To answer you initial question: I believe you have to activate changes, I don’t know to be true howto do that with ansible.

Hi Rene,
Ill await some feedback from Robin, thanks for tagging him.
truncating solves the issue at the moment but i do agree, not the best solution.
so at this moment, there is no need to recreate the site whatsoever.
after the truncate, i reprovision all my tags again, so no data is lost.

on a side note…
what i also did in the past, before the truncate, is i removed the tag from the UI. and reprovisioned it. unfortunatly that broke my setup knowing that the function tag is on every host.

the query you gave me gives me indeed al hosts where this tag applies (which is every host) So the already in use error is logic and in the same way not logic at all. (certainly given the fact, if i reprovision the tags again, it works flawlessly)

I do got the feeling i’m running into a raise condition (with the last ā€˜in use error’) but again, since we are in trial mode, i’m not going to open an official support ticket yet and await Robins (or others) feedback.

via ansible, easiest way (since i’m part of the only team doing the changes)

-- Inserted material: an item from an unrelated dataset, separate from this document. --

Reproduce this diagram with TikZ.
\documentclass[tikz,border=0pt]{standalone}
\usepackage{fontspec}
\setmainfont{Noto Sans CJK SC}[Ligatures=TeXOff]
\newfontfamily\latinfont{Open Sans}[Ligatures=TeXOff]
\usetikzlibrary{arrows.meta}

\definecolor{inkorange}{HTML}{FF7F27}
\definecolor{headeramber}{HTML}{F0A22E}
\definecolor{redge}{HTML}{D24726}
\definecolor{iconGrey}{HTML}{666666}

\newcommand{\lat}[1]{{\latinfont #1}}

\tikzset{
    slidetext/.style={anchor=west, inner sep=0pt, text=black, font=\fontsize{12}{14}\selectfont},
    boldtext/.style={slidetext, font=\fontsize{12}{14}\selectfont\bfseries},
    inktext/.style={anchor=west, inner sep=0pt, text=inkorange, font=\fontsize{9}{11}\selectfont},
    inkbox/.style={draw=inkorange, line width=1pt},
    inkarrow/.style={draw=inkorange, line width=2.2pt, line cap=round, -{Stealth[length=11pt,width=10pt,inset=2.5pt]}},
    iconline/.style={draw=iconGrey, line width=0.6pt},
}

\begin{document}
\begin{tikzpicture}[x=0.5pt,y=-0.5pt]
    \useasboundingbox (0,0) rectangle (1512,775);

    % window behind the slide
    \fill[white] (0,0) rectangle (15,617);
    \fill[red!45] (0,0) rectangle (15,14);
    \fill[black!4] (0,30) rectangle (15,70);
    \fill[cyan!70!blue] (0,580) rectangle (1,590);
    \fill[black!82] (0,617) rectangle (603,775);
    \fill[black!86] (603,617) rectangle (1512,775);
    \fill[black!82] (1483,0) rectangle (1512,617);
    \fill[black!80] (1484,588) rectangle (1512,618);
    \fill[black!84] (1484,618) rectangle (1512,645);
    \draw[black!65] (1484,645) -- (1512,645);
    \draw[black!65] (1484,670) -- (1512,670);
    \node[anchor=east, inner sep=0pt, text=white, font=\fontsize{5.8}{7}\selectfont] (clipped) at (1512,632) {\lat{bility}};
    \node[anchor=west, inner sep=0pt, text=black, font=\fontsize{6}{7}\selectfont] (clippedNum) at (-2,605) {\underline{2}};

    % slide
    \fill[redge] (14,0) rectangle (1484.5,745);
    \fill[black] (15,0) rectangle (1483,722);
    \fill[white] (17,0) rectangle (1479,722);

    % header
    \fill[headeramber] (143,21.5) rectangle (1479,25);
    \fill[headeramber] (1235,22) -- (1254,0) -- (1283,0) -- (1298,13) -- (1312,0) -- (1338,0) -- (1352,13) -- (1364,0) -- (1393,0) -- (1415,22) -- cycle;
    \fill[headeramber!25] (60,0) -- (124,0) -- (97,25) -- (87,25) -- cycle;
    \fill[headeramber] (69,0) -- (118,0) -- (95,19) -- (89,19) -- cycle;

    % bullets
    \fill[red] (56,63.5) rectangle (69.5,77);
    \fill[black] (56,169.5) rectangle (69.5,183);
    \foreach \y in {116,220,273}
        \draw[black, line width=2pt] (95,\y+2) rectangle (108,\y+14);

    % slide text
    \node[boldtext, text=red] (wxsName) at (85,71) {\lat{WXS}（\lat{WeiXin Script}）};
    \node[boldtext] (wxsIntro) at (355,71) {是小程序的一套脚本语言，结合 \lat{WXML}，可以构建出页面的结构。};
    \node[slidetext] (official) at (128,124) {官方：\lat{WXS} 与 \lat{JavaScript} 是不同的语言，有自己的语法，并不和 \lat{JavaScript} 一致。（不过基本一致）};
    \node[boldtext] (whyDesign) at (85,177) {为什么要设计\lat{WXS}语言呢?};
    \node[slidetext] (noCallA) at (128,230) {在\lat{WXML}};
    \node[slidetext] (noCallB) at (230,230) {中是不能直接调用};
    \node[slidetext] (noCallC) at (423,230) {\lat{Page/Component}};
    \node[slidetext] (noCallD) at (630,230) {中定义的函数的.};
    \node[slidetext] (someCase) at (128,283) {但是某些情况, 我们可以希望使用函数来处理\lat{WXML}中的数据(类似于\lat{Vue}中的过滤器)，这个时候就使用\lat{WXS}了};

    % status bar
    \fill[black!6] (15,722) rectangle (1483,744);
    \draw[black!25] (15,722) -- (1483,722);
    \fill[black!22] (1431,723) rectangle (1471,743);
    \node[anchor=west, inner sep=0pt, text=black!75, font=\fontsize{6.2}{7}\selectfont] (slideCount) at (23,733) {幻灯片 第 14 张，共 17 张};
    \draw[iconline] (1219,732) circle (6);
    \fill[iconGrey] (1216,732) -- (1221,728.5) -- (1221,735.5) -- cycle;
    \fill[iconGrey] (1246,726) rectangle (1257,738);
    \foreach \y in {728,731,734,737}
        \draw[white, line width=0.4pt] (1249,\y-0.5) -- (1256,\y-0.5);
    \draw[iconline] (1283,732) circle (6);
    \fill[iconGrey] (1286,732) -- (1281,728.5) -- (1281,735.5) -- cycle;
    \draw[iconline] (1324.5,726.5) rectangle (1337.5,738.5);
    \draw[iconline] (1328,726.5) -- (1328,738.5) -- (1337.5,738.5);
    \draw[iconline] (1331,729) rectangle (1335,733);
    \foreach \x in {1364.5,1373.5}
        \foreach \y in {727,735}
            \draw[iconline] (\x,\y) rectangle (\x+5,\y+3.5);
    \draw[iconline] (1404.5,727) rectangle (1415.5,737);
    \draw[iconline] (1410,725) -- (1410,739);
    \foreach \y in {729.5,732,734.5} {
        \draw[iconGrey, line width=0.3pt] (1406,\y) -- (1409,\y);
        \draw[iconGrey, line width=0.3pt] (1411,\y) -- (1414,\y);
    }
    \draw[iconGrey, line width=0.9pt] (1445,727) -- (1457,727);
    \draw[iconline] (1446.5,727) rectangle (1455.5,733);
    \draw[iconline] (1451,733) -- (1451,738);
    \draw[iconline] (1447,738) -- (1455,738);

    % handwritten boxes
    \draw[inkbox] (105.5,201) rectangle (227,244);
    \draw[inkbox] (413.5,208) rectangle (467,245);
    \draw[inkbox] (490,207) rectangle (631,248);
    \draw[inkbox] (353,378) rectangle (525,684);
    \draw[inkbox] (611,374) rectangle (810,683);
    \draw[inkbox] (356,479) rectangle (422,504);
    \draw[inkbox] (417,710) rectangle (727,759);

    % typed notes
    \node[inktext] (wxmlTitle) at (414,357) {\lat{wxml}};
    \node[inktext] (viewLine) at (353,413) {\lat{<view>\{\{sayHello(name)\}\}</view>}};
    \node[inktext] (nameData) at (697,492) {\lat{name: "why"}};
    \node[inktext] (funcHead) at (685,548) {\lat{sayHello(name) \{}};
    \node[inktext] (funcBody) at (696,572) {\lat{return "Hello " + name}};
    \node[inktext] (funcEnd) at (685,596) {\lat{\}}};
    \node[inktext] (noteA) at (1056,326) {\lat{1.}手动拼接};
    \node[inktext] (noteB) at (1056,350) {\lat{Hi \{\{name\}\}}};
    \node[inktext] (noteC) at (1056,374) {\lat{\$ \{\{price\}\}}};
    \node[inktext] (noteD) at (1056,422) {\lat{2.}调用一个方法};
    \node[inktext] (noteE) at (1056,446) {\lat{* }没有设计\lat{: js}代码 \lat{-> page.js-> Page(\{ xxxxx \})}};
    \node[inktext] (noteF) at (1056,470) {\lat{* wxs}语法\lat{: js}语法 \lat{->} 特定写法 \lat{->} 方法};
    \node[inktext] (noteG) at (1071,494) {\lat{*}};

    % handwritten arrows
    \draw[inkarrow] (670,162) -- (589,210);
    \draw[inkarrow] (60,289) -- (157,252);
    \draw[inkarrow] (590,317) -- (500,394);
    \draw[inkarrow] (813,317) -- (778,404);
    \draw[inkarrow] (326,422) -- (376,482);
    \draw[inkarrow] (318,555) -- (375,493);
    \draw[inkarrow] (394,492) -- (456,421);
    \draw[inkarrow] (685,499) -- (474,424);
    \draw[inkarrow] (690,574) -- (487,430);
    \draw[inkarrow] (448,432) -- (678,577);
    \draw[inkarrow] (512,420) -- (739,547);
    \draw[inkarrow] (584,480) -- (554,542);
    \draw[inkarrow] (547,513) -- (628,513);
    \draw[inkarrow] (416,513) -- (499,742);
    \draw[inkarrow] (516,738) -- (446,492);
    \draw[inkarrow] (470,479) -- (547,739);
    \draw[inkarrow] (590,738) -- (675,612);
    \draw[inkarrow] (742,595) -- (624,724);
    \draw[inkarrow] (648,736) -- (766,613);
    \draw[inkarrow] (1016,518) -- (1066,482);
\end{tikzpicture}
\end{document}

  - name: "Start activation on all sites."
    checkmk.general.activation:
      server_url: "{{ server_url }}"
      site: "{{ site }}"
      automation_user: "{{ automation_user }}"
      automation_secret: "{{ automation_secret }}"
      redirect: 'true'
      force_foreign_changes: 'true'
    run_once: 'true'
    tags: activate

thanks

If one thing is for sure, it is this: Do not do this. Modifying .mk files manually will almost certainly create issues down the road.

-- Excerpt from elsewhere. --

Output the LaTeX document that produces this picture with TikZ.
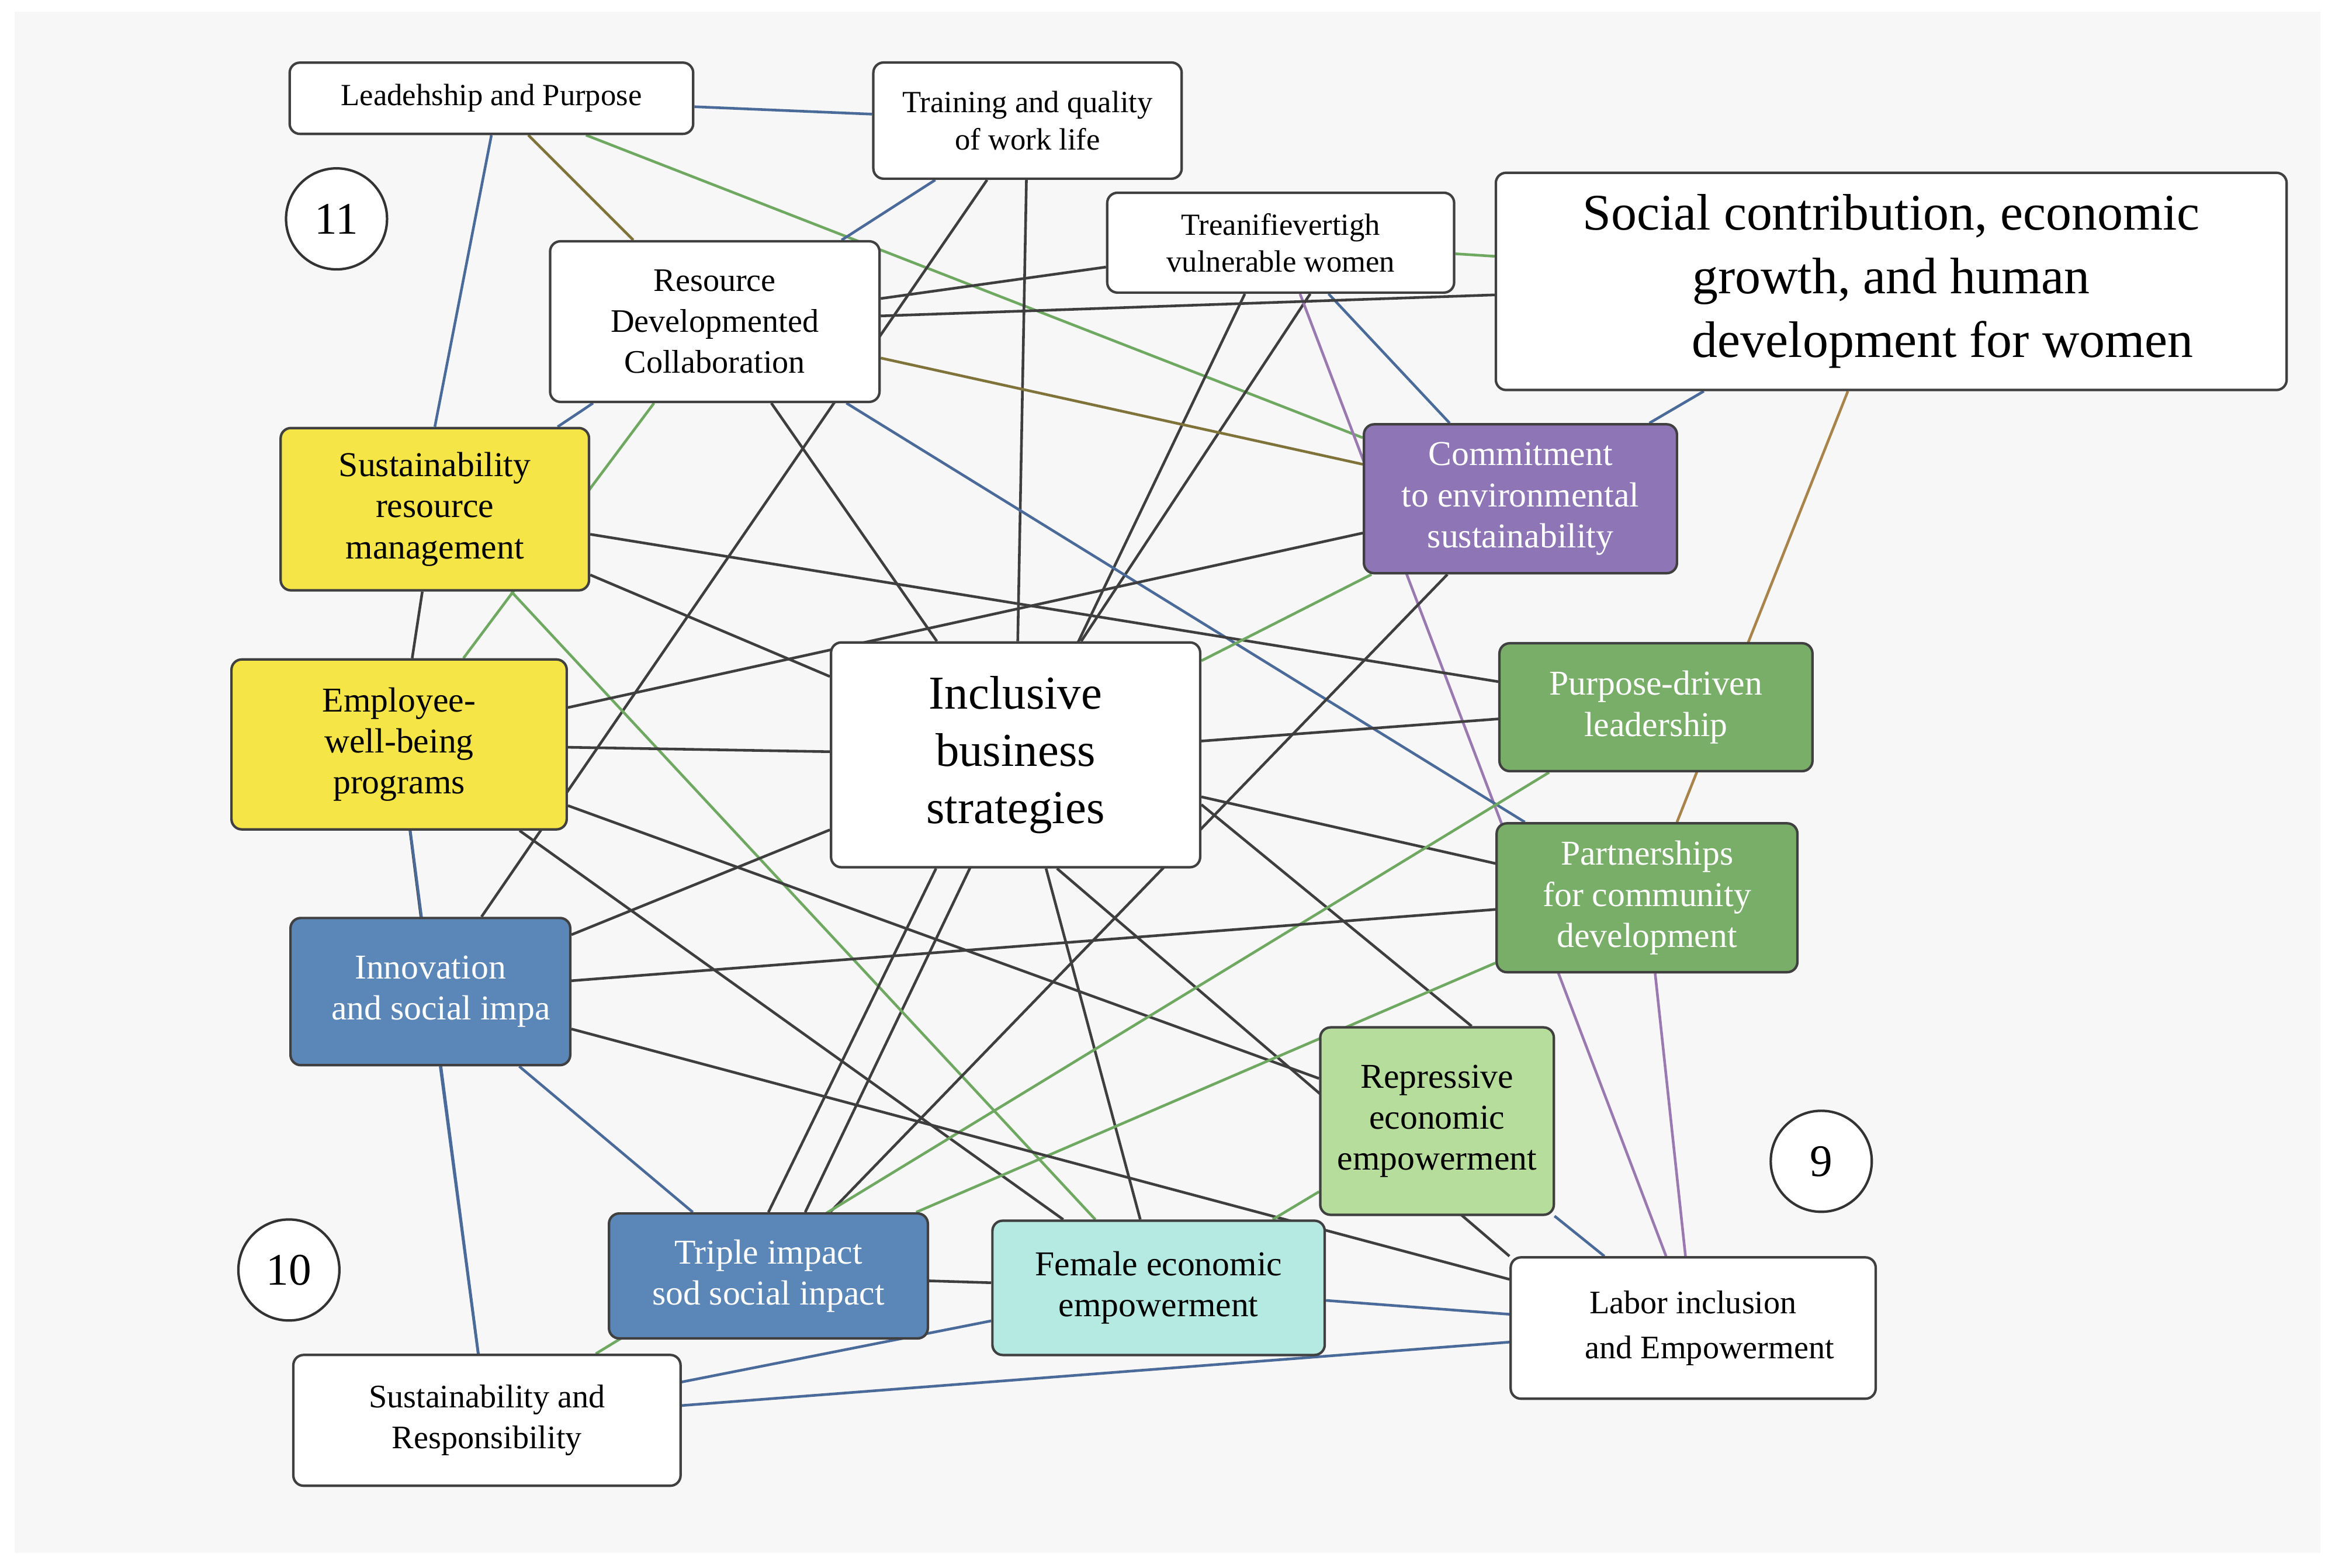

Again, not a solution. A bad idea at best.

We have Integration Tests, which go through the cycle you do: Create and update. And as you can see there, it is healthy across the board.

So my assumption is: You data is somehow broken. Whatever you query in the tags: section, probably creates a broken data structure. Try to add a few tags manually and see what happens.

Is all your scripting only done against the master site in your distributed setup.
The error sounds like you try to update tags on a slave site.

That was my idea too. Some kind of lock? But my ansible has been configed with localhost, so i doubt it.
Meanwhile, i added yetserday some tags via the ui, this seems to work (if i update the empty one).

Now, there is no cron running to update stuff (jost,tags,histgroups,…), but after some while it just breaks. I do the faulty action, and i end up here clueless. :slight_smile:
Is there some logging i can enable on those files maybe? To give me more info?
Thank you very much so far. We’ll get there. I just know it.

Grtz

maybe a wild guess:
Is there maybe a link between host groups which i assign to hosts based on rules (based on these tags?) and it creates a lock?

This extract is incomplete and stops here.